DATA SUPPLIED =
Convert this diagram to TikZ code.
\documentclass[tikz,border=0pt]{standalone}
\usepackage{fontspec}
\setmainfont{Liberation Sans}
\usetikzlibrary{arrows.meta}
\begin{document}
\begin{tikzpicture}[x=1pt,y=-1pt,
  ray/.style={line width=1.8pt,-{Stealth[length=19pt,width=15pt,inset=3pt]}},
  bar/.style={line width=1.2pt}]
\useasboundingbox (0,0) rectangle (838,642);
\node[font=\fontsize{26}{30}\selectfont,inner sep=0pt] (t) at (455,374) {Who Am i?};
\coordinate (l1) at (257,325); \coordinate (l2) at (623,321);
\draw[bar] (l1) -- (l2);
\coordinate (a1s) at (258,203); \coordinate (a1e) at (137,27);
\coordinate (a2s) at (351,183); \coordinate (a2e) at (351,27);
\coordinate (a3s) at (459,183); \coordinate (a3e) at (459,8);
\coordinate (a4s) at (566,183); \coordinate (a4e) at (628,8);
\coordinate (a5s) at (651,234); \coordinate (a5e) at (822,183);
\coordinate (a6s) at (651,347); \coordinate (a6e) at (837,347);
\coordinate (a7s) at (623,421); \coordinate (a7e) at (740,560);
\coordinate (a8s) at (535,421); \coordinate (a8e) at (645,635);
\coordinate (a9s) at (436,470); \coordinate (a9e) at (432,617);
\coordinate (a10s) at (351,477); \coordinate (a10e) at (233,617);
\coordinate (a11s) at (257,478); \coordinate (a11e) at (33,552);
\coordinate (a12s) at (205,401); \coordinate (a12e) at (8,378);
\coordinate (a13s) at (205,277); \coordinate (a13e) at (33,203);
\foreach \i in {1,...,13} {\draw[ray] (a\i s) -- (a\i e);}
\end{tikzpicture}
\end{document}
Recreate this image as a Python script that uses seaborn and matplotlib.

CHALLENGE = Take the entries above and transcribe them exactly.

THE ANSWER =
Convert this diagram to TikZ code.
\documentclass[tikz,border=0pt]{standalone}
\usepackage{fontspec}
\setmainfont{Liberation Sans}
\usetikzlibrary{arrows.meta}
\begin{document}
\begin{tikzpicture}[x=1pt,y=-1pt,
  ray/.style={line width=1.8pt,-{Stealth[length=19pt,width=15pt,inset=3pt]}},
  bar/.style={line width=1.2pt}]
\useasboundingbox (0,0) rectangle (838,642);
\node[font=\fontsize{26}{30}\selectfont,inner sep=0pt] (t) at (455,374) {Who Am i?};
\coordinate (l1) at (257,325); \coordinate (l2) at (623,321);
\draw[bar] (l1) -- (l2);
\coordinate (a1s) at (258,203); \coordinate (a1e) at (137,27);
\coordinate (a2s) at (351,183); \coordinate (a2e) at (351,27);
\coordinate (a3s) at (459,183); \coordinate (a3e) at (459,8);
\coordinate (a4s) at (566,183); \coordinate (a4e) at (628,8);
\coordinate (a5s) at (651,234); \coordinate (a5e) at (822,183);
\coordinate (a6s) at (651,347); \coordinate (a6e) at (837,347);
\coordinate (a7s) at (623,421); \coordinate (a7e) at (740,560);
\coordinate (a8s) at (535,421); \coordinate (a8e) at (645,635);
\coordinate (a9s) at (436,470); \coordinate (a9e) at (432,617);
\coordinate (a10s) at (351,477); \coordinate (a10e) at (233,617);
\coordinate (a11s) at (257,478); \coordinate (a11e) at (33,552);
\coordinate (a12s) at (205,401); \coordinate (a12e) at (8,378);
\coordinate (a13s) at (205,277); \coordinate (a13e) at (33,203);
\foreach \i in {1,...,13} {\draw[ray] (a\i s) -- (a\i e);}
\end{tikzpicture}
\end{document}
Recreate this image as a Python script that uses seaborn and matplotlib.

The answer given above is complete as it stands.